◆ **Task**
Copy the data that follows exactly. Include no pictures.

+++ Stored records +++

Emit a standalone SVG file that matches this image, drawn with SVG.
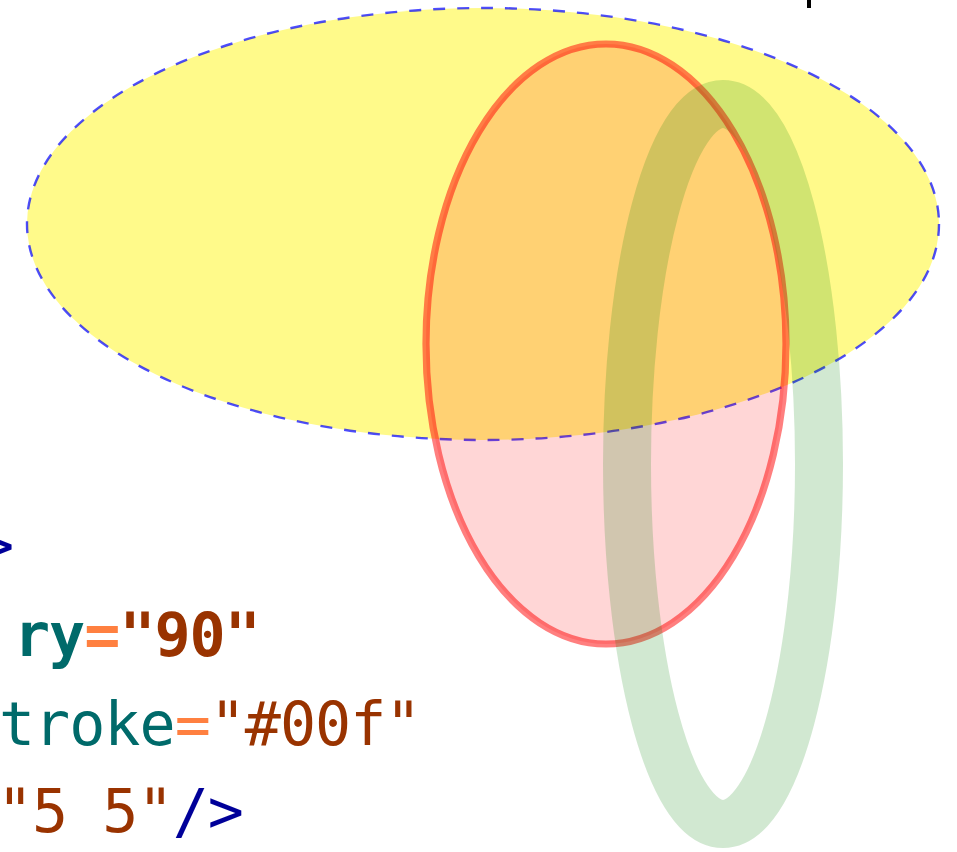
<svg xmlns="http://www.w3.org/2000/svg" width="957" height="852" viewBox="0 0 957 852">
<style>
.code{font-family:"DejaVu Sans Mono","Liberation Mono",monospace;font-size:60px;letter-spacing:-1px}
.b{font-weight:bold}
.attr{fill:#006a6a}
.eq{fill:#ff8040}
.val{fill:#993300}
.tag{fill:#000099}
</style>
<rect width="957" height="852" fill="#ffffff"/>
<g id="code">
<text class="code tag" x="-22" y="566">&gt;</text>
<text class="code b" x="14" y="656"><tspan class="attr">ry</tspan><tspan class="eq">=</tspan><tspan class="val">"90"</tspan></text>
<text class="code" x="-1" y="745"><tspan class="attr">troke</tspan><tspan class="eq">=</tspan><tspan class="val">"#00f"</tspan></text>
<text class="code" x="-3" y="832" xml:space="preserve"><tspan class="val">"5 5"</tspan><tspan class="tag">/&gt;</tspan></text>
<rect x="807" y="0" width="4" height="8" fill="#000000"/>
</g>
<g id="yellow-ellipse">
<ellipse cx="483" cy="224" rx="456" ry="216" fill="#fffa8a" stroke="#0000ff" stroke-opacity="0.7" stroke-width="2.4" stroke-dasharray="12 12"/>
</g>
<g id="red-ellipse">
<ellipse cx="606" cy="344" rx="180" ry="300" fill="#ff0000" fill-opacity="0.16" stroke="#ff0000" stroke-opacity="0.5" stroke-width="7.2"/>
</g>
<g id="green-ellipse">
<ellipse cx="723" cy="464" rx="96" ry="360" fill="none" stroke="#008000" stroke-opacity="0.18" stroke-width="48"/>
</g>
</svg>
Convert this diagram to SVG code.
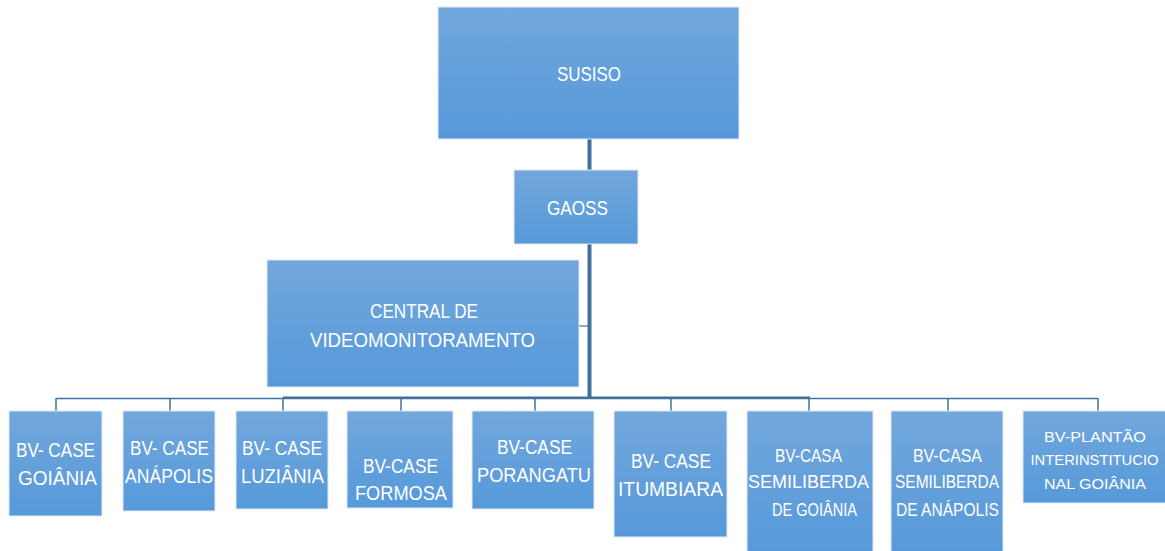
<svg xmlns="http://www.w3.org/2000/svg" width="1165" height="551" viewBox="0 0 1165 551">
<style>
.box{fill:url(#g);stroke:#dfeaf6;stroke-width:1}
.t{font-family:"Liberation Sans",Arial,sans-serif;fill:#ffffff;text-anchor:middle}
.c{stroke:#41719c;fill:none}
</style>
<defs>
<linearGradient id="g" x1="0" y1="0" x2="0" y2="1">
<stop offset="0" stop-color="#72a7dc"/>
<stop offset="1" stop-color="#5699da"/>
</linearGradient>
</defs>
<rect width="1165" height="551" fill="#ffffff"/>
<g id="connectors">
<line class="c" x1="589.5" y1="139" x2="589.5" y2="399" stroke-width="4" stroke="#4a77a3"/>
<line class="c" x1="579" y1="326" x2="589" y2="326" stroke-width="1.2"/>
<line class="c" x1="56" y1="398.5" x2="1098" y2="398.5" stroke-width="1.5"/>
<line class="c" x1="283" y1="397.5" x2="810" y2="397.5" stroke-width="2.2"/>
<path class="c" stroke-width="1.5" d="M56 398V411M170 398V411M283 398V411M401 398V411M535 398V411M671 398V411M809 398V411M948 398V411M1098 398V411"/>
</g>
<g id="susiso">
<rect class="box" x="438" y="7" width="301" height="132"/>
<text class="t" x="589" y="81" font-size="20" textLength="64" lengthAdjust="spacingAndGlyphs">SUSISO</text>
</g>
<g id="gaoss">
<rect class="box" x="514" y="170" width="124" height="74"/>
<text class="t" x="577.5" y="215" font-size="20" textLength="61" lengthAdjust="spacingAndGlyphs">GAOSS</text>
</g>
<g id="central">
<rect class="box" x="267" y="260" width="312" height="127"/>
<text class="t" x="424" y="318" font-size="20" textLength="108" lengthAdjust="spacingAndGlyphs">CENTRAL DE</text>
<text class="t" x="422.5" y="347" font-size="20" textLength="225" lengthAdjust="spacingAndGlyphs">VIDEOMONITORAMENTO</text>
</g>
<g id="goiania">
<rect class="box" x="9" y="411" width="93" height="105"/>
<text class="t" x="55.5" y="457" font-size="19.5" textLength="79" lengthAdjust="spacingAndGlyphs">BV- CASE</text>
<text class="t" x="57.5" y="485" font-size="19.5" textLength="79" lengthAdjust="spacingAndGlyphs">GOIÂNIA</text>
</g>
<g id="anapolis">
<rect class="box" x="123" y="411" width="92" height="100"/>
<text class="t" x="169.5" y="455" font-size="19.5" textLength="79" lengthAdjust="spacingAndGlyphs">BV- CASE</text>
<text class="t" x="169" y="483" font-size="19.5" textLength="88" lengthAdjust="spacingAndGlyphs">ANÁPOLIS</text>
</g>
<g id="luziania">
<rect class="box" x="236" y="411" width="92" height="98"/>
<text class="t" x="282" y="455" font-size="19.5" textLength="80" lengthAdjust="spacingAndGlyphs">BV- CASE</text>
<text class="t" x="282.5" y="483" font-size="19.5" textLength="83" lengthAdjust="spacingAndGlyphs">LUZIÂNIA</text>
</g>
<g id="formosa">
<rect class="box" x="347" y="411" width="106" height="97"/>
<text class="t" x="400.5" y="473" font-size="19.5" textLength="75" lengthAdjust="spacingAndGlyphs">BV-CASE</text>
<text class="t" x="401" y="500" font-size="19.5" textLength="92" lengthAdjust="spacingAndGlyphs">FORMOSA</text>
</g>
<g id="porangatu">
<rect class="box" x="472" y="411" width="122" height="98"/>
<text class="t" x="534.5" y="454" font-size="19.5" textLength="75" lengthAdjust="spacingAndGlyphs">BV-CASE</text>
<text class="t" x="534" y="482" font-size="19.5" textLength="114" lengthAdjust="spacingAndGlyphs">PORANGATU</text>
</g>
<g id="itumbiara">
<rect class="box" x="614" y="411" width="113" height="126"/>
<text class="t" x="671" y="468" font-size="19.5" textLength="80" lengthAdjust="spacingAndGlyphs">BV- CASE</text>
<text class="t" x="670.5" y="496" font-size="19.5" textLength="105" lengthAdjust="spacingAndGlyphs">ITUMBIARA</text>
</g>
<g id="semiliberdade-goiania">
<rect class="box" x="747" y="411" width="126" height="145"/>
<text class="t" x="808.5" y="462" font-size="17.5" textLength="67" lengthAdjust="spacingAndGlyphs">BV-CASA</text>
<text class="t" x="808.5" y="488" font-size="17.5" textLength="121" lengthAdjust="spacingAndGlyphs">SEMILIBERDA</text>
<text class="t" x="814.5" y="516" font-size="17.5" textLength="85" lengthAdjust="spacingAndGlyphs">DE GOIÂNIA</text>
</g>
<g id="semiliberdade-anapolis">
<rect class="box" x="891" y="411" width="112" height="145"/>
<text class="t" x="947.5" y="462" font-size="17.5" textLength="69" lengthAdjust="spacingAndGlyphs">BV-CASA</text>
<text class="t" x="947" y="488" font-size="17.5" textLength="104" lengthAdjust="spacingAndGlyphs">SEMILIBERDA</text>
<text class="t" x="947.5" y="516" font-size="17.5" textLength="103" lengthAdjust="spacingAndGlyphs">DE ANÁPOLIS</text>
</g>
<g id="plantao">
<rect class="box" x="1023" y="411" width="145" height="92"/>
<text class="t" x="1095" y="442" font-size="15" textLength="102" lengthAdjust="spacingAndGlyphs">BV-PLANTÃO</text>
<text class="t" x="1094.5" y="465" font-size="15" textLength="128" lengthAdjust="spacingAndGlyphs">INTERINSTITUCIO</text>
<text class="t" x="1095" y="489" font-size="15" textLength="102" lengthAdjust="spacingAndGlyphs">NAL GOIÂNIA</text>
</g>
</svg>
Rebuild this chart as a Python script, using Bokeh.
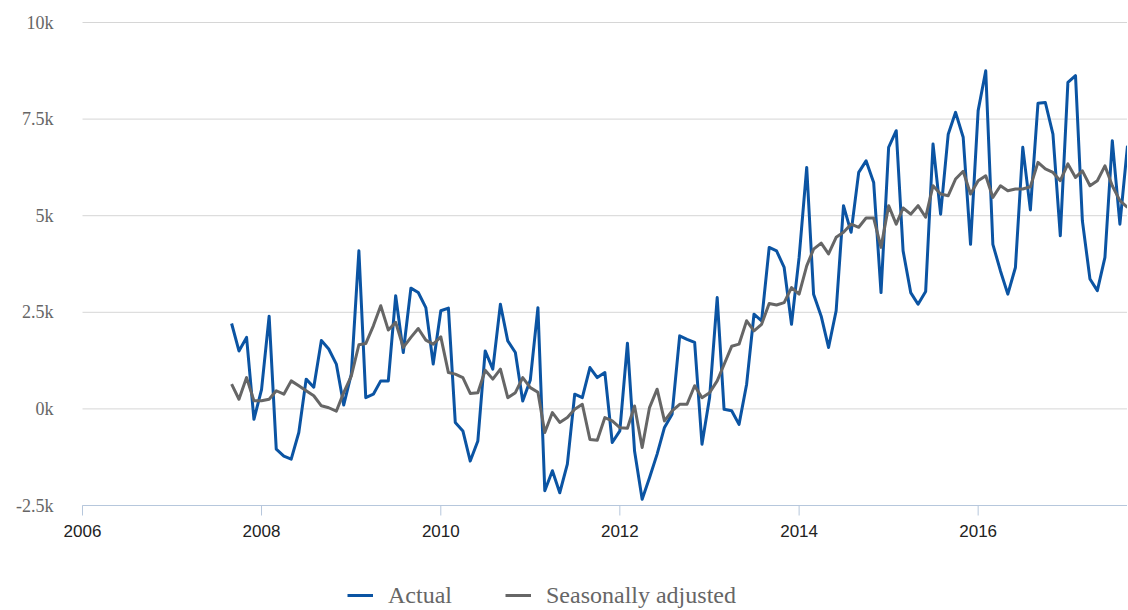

+++

◆ **Response for this exercise**
Emit a standalone SVG file that matches this image, drawn with SVG.
<svg xmlns="http://www.w3.org/2000/svg" width="957" height="852" viewBox="0 0 957 852">
<style>
.code{font-family:"DejaVu Sans Mono","Liberation Mono",monospace;font-size:60px;letter-spacing:-1px}
.b{font-weight:bold}
.attr{fill:#006a6a}
.eq{fill:#ff8040}
.val{fill:#993300}
.tag{fill:#000099}
</style>
<rect width="957" height="852" fill="#ffffff"/>
<g id="code">
<text class="code tag" x="-22" y="566">&gt;</text>
<text class="code b" x="14" y="656"><tspan class="attr">ry</tspan><tspan class="eq">=</tspan><tspan class="val">"90"</tspan></text>
<text class="code" x="-1" y="745"><tspan class="attr">troke</tspan><tspan class="eq">=</tspan><tspan class="val">"#00f"</tspan></text>
<text class="code" x="-3" y="832" xml:space="preserve"><tspan class="val">"5 5"</tspan><tspan class="tag">/&gt;</tspan></text>
<rect x="807" y="0" width="4" height="8" fill="#000000"/>
</g>
<g id="yellow-ellipse">
<ellipse cx="483" cy="224" rx="456" ry="216" fill="#fffa8a" stroke="#0000ff" stroke-opacity="0.7" stroke-width="2.4" stroke-dasharray="12 12"/>
</g>
<g id="red-ellipse">
<ellipse cx="606" cy="344" rx="180" ry="300" fill="#ff0000" fill-opacity="0.16" stroke="#ff0000" stroke-opacity="0.5" stroke-width="7.2"/>
</g>
<g id="green-ellipse">
<ellipse cx="723" cy="464" rx="96" ry="360" fill="none" stroke="#008000" stroke-opacity="0.18" stroke-width="48"/>
</g>
</svg>
Convert this diagram to SVG code.
<svg xmlns="http://www.w3.org/2000/svg" width="1165" height="551" viewBox="0 0 1165 551">
<style>
.box{fill:url(#g);stroke:#dfeaf6;stroke-width:1}
.t{font-family:"Liberation Sans",Arial,sans-serif;fill:#ffffff;text-anchor:middle}
.c{stroke:#41719c;fill:none}
</style>
<defs>
<linearGradient id="g" x1="0" y1="0" x2="0" y2="1">
<stop offset="0" stop-color="#72a7dc"/>
<stop offset="1" stop-color="#5699da"/>
</linearGradient>
</defs>
<rect width="1165" height="551" fill="#ffffff"/>
<g id="connectors">
<line class="c" x1="589.5" y1="139" x2="589.5" y2="399" stroke-width="4" stroke="#4a77a3"/>
<line class="c" x1="579" y1="326" x2="589" y2="326" stroke-width="1.2"/>
<line class="c" x1="56" y1="398.5" x2="1098" y2="398.5" stroke-width="1.5"/>
<line class="c" x1="283" y1="397.5" x2="810" y2="397.5" stroke-width="2.2"/>
<path class="c" stroke-width="1.5" d="M56 398V411M170 398V411M283 398V411M401 398V411M535 398V411M671 398V411M809 398V411M948 398V411M1098 398V411"/>
</g>
<g id="susiso">
<rect class="box" x="438" y="7" width="301" height="132"/>
<text class="t" x="589" y="81" font-size="20" textLength="64" lengthAdjust="spacingAndGlyphs">SUSISO</text>
</g>
<g id="gaoss">
<rect class="box" x="514" y="170" width="124" height="74"/>
<text class="t" x="577.5" y="215" font-size="20" textLength="61" lengthAdjust="spacingAndGlyphs">GAOSS</text>
</g>
<g id="central">
<rect class="box" x="267" y="260" width="312" height="127"/>
<text class="t" x="424" y="318" font-size="20" textLength="108" lengthAdjust="spacingAndGlyphs">CENTRAL DE</text>
<text class="t" x="422.5" y="347" font-size="20" textLength="225" lengthAdjust="spacingAndGlyphs">VIDEOMONITORAMENTO</text>
</g>
<g id="goiania">
<rect class="box" x="9" y="411" width="93" height="105"/>
<text class="t" x="55.5" y="457" font-size="19.5" textLength="79" lengthAdjust="spacingAndGlyphs">BV- CASE</text>
<text class="t" x="57.5" y="485" font-size="19.5" textLength="79" lengthAdjust="spacingAndGlyphs">GOIÂNIA</text>
</g>
<g id="anapolis">
<rect class="box" x="123" y="411" width="92" height="100"/>
<text class="t" x="169.5" y="455" font-size="19.5" textLength="79" lengthAdjust="spacingAndGlyphs">BV- CASE</text>
<text class="t" x="169" y="483" font-size="19.5" textLength="88" lengthAdjust="spacingAndGlyphs">ANÁPOLIS</text>
</g>
<g id="luziania">
<rect class="box" x="236" y="411" width="92" height="98"/>
<text class="t" x="282" y="455" font-size="19.5" textLength="80" lengthAdjust="spacingAndGlyphs">BV- CASE</text>
<text class="t" x="282.5" y="483" font-size="19.5" textLength="83" lengthAdjust="spacingAndGlyphs">LUZIÂNIA</text>
</g>
<g id="formosa">
<rect class="box" x="347" y="411" width="106" height="97"/>
<text class="t" x="400.5" y="473" font-size="19.5" textLength="75" lengthAdjust="spacingAndGlyphs">BV-CASE</text>
<text class="t" x="401" y="500" font-size="19.5" textLength="92" lengthAdjust="spacingAndGlyphs">FORMOSA</text>
</g>
<g id="porangatu">
<rect class="box" x="472" y="411" width="122" height="98"/>
<text class="t" x="534.5" y="454" font-size="19.5" textLength="75" lengthAdjust="spacingAndGlyphs">BV-CASE</text>
<text class="t" x="534" y="482" font-size="19.5" textLength="114" lengthAdjust="spacingAndGlyphs">PORANGATU</text>
</g>
<g id="itumbiara">
<rect class="box" x="614" y="411" width="113" height="126"/>
<text class="t" x="671" y="468" font-size="19.5" textLength="80" lengthAdjust="spacingAndGlyphs">BV- CASE</text>
<text class="t" x="670.5" y="496" font-size="19.5" textLength="105" lengthAdjust="spacingAndGlyphs">ITUMBIARA</text>
</g>
<g id="semiliberdade-goiania">
<rect class="box" x="747" y="411" width="126" height="145"/>
<text class="t" x="808.5" y="462" font-size="17.5" textLength="67" lengthAdjust="spacingAndGlyphs">BV-CASA</text>
<text class="t" x="808.5" y="488" font-size="17.5" textLength="121" lengthAdjust="spacingAndGlyphs">SEMILIBERDA</text>
<text class="t" x="814.5" y="516" font-size="17.5" textLength="85" lengthAdjust="spacingAndGlyphs">DE GOIÂNIA</text>
</g>
<g id="semiliberdade-anapolis">
<rect class="box" x="891" y="411" width="112" height="145"/>
<text class="t" x="947.5" y="462" font-size="17.5" textLength="69" lengthAdjust="spacingAndGlyphs">BV-CASA</text>
<text class="t" x="947" y="488" font-size="17.5" textLength="104" lengthAdjust="spacingAndGlyphs">SEMILIBERDA</text>
<text class="t" x="947.5" y="516" font-size="17.5" textLength="103" lengthAdjust="spacingAndGlyphs">DE ANÁPOLIS</text>
</g>
<g id="plantao">
<rect class="box" x="1023" y="411" width="145" height="92"/>
<text class="t" x="1095" y="442" font-size="15" textLength="102" lengthAdjust="spacingAndGlyphs">BV-PLANTÃO</text>
<text class="t" x="1094.5" y="465" font-size="15" textLength="128" lengthAdjust="spacingAndGlyphs">INTERINSTITUCIO</text>
<text class="t" x="1095" y="489" font-size="15" textLength="102" lengthAdjust="spacingAndGlyphs">NAL GOIÂNIA</text>
</g>
</svg>
Rebuild this chart as a Python script, using Bokeh.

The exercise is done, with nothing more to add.